The loss that leaves a void

2026-03-19 14:05:45 / IDE NGA ROLAND LAMI
The loss that leaves a void

The death of young people from cancer or cardiac arrest has long been experienced among us as a seasonal statistic, almost like a flu that passes from one body to another. However, this reality is not simply biological, it is deeply social and philosophical. Faced with the frequency of these losses, society seems to have become accustomed to them, accepting them less and less as shocks and more and more as ordinary parts of reality.

This trivialization and acceptance of the death of young people as normality comes at a high cost. It strips death of its moral weight and makes life seem easy, almost replaceable, when the departure of a young person no longer shocks anyone. In this way, society begins to lose sensitivity, experiencing loss not as a drama, but as an ordinary fact that no longer requires deep reflection.

The loss of a good friend and a prominent public figure in this context becomes even more difficult. Not only because he was a smart guy, a man who kept the relationship with the book alive in an era of algorithms and quick answers, but because he represented a form of resistance. To read, to reflect, to dare to address the problems of democracy in a time of consumption and in a society like ours is an act against the flow. 

In a time when opinion often replaces knowledge and instant reaction replaces reflection, he chose the more difficult path, critical thinking. His thinking was not noisy, but consistent. He often did not seek quick attention, but deep understanding.

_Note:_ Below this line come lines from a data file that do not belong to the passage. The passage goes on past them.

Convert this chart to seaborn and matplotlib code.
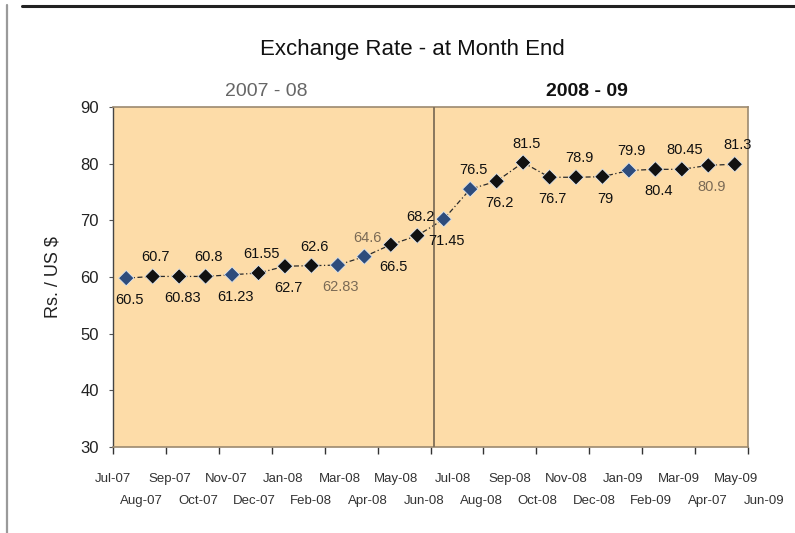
import matplotlib
matplotlib.use("Agg")
import matplotlib.pyplot as plt
import matplotlib.transforms as mtransforms
from matplotlib.lines import Line2D
import seaborn as sns
import pandas as pd

# ---------------- data ----------------
months = ["Jul-07", "Aug-07", "Sep-07", "Oct-07", "Nov-07", "Dec-07",
          "Jan-08", "Feb-08", "Mar-08", "Apr-08", "May-08", "Jun-08",
          "Jul-08", "Aug-08", "Sep-08", "Oct-08", "Nov-08", "Dec-08",
          "Jan-09", "Feb-09", "Mar-09", "Apr-07", "May-09", "Jun-09"]
# plotted positions of the markers
rates = [59.8, 60.1, 60.1, 60.1, 60.4, 60.7, 61.9, 62.0, 62.1, 63.6, 65.7, 67.3,
         70.2, 75.5, 76.9, 80.2, 77.6, 77.6, 77.7, 78.8, 79.0, 79.0, 79.7, 79.9]
# data-label texts printed on the chart
rate_labels = ["60.5", "60.7", "60.83", "60.8", "61.23", "61.55", "62.7", "62.6",
               "62.83", "64.6", "66.5", "68.2", "71.45", "76.5", "76.2", "81.5",
               "76.7", "78.9", "79", "79.9", "80.4", "80.45", "80.9", "81.3"]
periods = ["2007 - 08", "2008 - 09"]
yticks = [30, 40, 50, 60, 70, 80, 90]

# ---------------- style ----------------
sns.set_theme(style="white")
plt.rcParams["font.family"] = ["Liberation Sans", "DejaVu Sans"]

df = pd.DataFrame({"idx": range(len(months)), "rate": rates})
blue_pts = {0, 4, 8, 9, 12, 13, 19}
df["grp"] = ["b" if i in blue_pts else "k" for i in range(len(months))]
brown_lbl = {8, 9, 22}

fig = plt.figure(figsize=(7.95, 5.33), dpi=100)
ax = fig.add_axes([113 / 795, 1 - 447 / 533, 635 / 795, 340 / 533])
ax.set_facecolor("#FDDCA8")

sns.lineplot(data=df, x="idx", y="rate", ax=ax, color="#2a2a2a", lw=0.9,
             linestyle=(0, (4, 2, 1, 2)), legend=False)
sns.scatterplot(data=df, x="idx", y="rate", hue="grp", ax=ax,
                palette={"b": "#2E4C7C", "k": "#111111"}, marker="D", s=62,
                edgecolor="#dfe6ee", linewidth=0.6, legend=False, zorder=5)

for i, (v, t) in enumerate(zip(rates, rate_labels)):
    dy = -22 if i % 2 == 0 else 19
    ax.annotate(t, (i, v), xytext=(3, dy), textcoords="offset pixels",
                ha="center", va="center", fontsize=10.5,
                color="#7a6a55" if i in brown_lbl else "#111111", zorder=6)

ax.set_xlim(-0.5, 23.5)
ax.set_ylim(30, 90)
ax.set_yticks(yticks)
ax.set_yticklabels([str(y) for y in yticks], fontsize=12, color="#222222")
ax.set_xticks([x - 0.5 for x in range(0, 25, 2)])
ax.set_xticklabels([])
ax.tick_params(axis="x", direction="out", length=5, width=1, color="#333333", bottom=True)
ax.tick_params(axis="y", direction="out", length=3, width=0.8, color="#555555", left=True, pad=7)
ax.set_xlabel("")
ax.set_ylabel("Rs. / US $", fontsize=13, color="#222222", labelpad=14)
ax.grid(False)

for s in ["top", "right", "bottom"]:
    ax.spines[s].set_color("#9C8A70")
    ax.spines[s].set_linewidth(1.2)
ax.spines["left"].set_color("#444444")
ax.spines["left"].set_linewidth(1.0)

ax.axvline(11.62, color="#7F6F58", lw=1.3, zorder=3)

# month labels in two staggered rows
trans = mtransforms.blended_transform_factory(ax.transData, ax.transAxes)
for i, m in enumerate(months):
    x = -0.5 + i * 1.07
    y = -0.095 if i % 2 == 0 else -0.16
    ax.text(x, y, m, transform=trans, ha="center", va="center",
            fontsize=9.5, color="#333333")

fig.text(412 / 795, 1 - 50 / 533, "Exchange Rate - at Month End",
         ha="center", va="center", fontsize=16, color="#111111")
fig.text(266 / 795, 1 - 92 / 533, periods[0], ha="center", va="center",
         fontsize=14, color="#666666")
fig.text(587 / 795, 1 - 92 / 533, periods[1], ha="center", va="center",
         fontsize=14, color="#111111", fontweight="bold")

# outer frame lines
fig.add_artist(Line2D([22 / 795, 1.0], [1 - 6 / 533, 1 - 6 / 533],
                      transform=fig.transFigure, color="#222222", lw=2.2))
fig.add_artist(Line2D([7 / 795, 7 / 795], [0, 1 - 5 / 533],
                      transform=fig.transFigure, color="#9a9a9a", lw=1.6))

fig.savefig("out.png", dpi=100)
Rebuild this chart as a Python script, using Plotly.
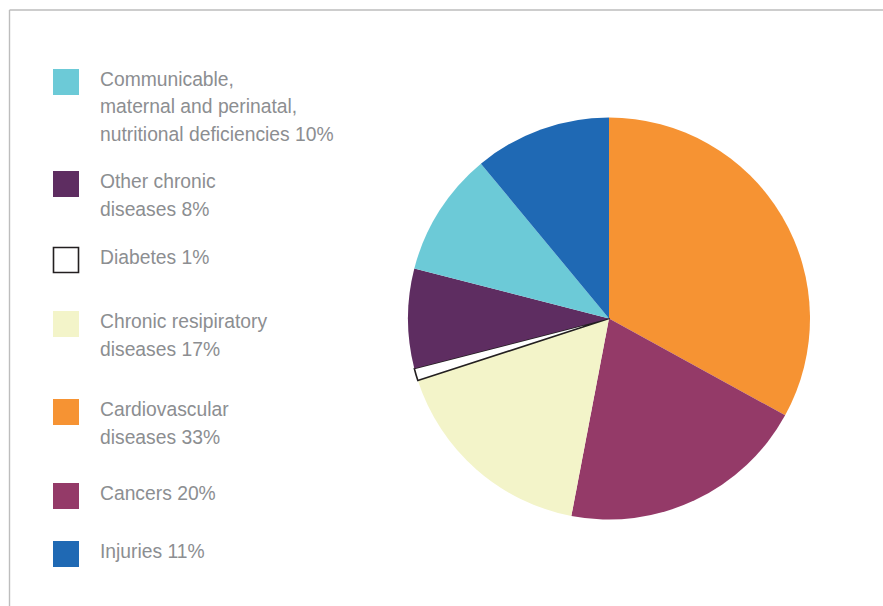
import plotly.graph_objects as go

# ---- data ----
categories = ["Cardiovascular diseases", "Cancers", "Chronic resipiratory diseases",
              "Diabetes", "Other chronic diseases",
              "Communicable, maternal and perinatal, nutritional deficiencies", "Injuries"]
values = [33, 20, 17, 1, 8, 10, 11]
colors = ["#F69333", "#943A68", "#F3F4C9", "#FFFFFF", "#5E2D61", "#6CCAD7", "#1F69B4"]

# legend text (wrapped) in the order shown on the left
legend_order = [5, 4, 3, 2, 0, 1, 6]
legend_lines = {
    0: ["Cardiovascular", "diseases"],
    1: ["Cancers"],
    2: ["Chronic resipiratory", "diseases"],
    3: ["Diabetes"],
    4: ["Other chronic", "diseases"],
    5: ["Communicable,", "maternal and perinatal,", "nutritional deficiencies"],
    6: ["Injuries"],
}

# ---- layout helpers ----
W, H = 883, 606
def px(x):
    return x / W
def py(y):
    return 1 - y / H

TEXT_COLOR = "#8C8E91"
FONT = "Helvetica Neue, Helvetica, Arial, Liberation Sans, sans-serif"

fig = go.Figure()
fig.add_trace(go.Pie(
    labels=categories, values=values, sort=False, direction="clockwise", rotation=0,
    marker=dict(colors=colors,
                line=dict(color="#231F20", width=[0, 0, 0, 1.6, 0, 0, 0])),
    textinfo="none", hoverinfo="label+percent", showlegend=False,
    domain=dict(x=[px(408), px(810)], y=[py(519.5), py(117.5)]),
))

shapes = []
annotations = []
# frame lines (top and left)
shapes.append(dict(type="line", xref="paper", yref="paper", x0=px(9.5), x1=px(W), y0=py(10), y1=py(10),
                   line=dict(color="#BDBDBD", width=1.4)))
shapes.append(dict(type="line", xref="paper", yref="paper", x0=px(9.5), x1=px(9.5), y0=py(10), y1=py(H),
                   line=dict(color="#BDBDBD", width=1.4)))

square_tops = [69, 171, 247, 311, 399, 483, 541]
LINE_GAP = 27.3
for k, idx in enumerate(legend_order):
    top = square_tops[k]
    is_white = colors[idx].upper() == "#FFFFFF"
    shapes.append(dict(type="rect", xref="paper", yref="paper",
                       x0=px(53.5 if is_white else 53), x1=px(78.5 if is_white else 79),
                       y0=py(top + 0.5 if is_white else top), y1=py(top + 25.5 if is_white else top + 26),
                       fillcolor=colors[idx],
                       line=dict(color="#231F20", width=1.6) if is_white else dict(width=0)))
    lines = list(legend_lines[idx])
    lines[-1] = lines[-1] + f" {values[idx]}%"
    for j, t in enumerate(lines):
        yc = top + 13 - 2.3 + j * LINE_GAP
        annotations.append(dict(xref="paper", yref="paper", x=px(97.5), y=py(yc),
                                xanchor="left", yanchor="middle", showarrow=False, text=t,
                                font=dict(family=FONT, size=19.3, color=TEXT_COLOR)))

fig.update_layout(
    width=W, height=H, margin=dict(l=0, r=0, t=0, b=0),
    paper_bgcolor="white", plot_bgcolor="white",
    shapes=shapes, annotations=annotations, showlegend=False,
)
fig.write_html("out.html")
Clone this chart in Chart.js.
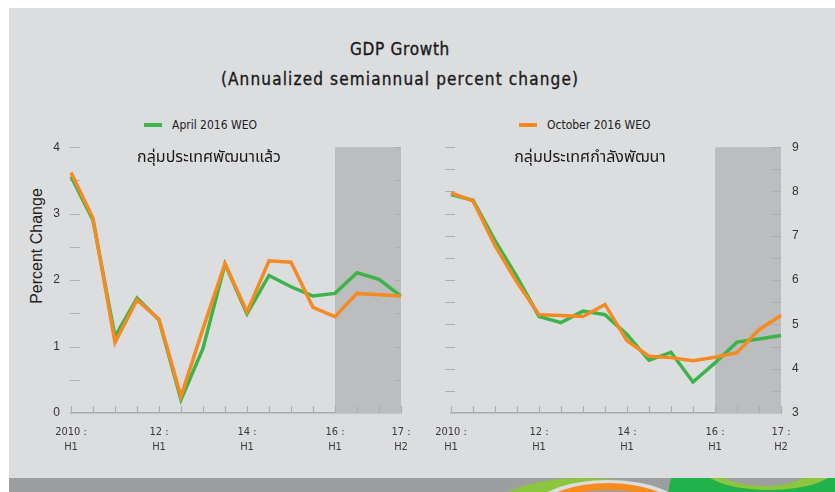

This is precisely what made him special not only as a friend, but as a voice that gave weight to words and seriousness to debate.

This occasion should make us understand that the death of good people is not simply an individual event, but a void that we continue to feel every day. When such people are no longer among us, they leave a space that is not simply filled with new words or voices. Their memory makes us stop, reflect, and deeply appreciate what it means to live with thought, courage, and honesty. It is their void that calls us not to forget, to preserve the values ​​they represented, and to create space for true reflection in a world that continues to move without rest.

It can be cynically said that society quickly gets used to the absences, because the system does not stop for anyone. The press will continue, the public debate will flow, and new voices will emerge to fill the gaps. But this is not true continuity, it is only superficial replacement. This is because there are individuals who are not simply roles or functions, but bearers of thought, memory and meaning, and when they leave, what is lost is never recreated in the same form.